Salí de la rotonda del polígono de Elda y abandoné el recoveco. En solo dos segundos había vuelto a sentir el peso de todas esas ideas de las que, francamente, no sé muy bien cómo me he librado. Denominarme escritora no puede ser lo único. O tal vez sí. Aunque sucedió un día, la palabra llevaba tomando forma mucho tiempo, habían sido años de cocción lenta. Me encontré al sol de cara, bajé el parasol. Eché un vistazo al GPS, me di cuenta de que me había perdido. Me detuve en medio de una calle vacía del polígono. Un coche paró a mi lado y pitó.
El conductor, un hombre de unos cuarenta y cinco años, piel tostada y dura, más corteza que piel, se dirigió a mí desde su ventanilla bajada:
—Me han dicho que por aquí hay una tienda de bicis, ¿sabes por dónde está?
—No, lo siento, no soy de aquí. Me he liado con el GPS, por eso he parado.

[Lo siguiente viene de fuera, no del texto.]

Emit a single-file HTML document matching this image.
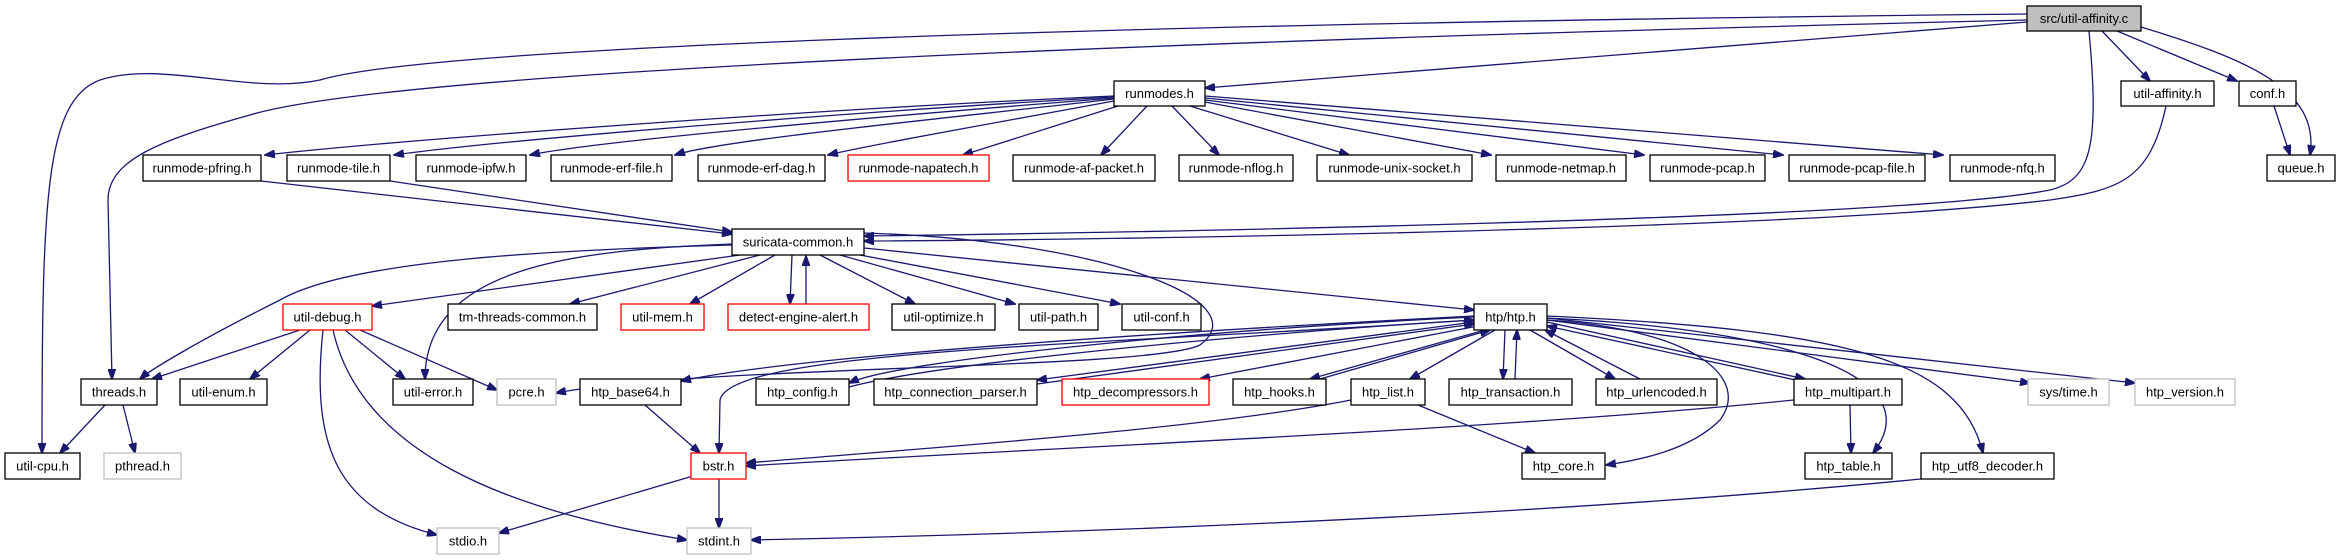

El conductor me dio las gracias y retomó su búsqueda de la tienda de bicis. Yo arranqué al rato, cuando me hube resituado en el mapa, y mientras salía del polígono de Elda pensé en lo bueno que es perderse, cubrir con el manto de la desmemoria ciertos caminos de regreso, a veces para siempre. En lo bueno que es, también, retomarlos sin querer, asomarse a ellos un instante y confirmarlo: no, aquí nunca más. No más de dos segundos.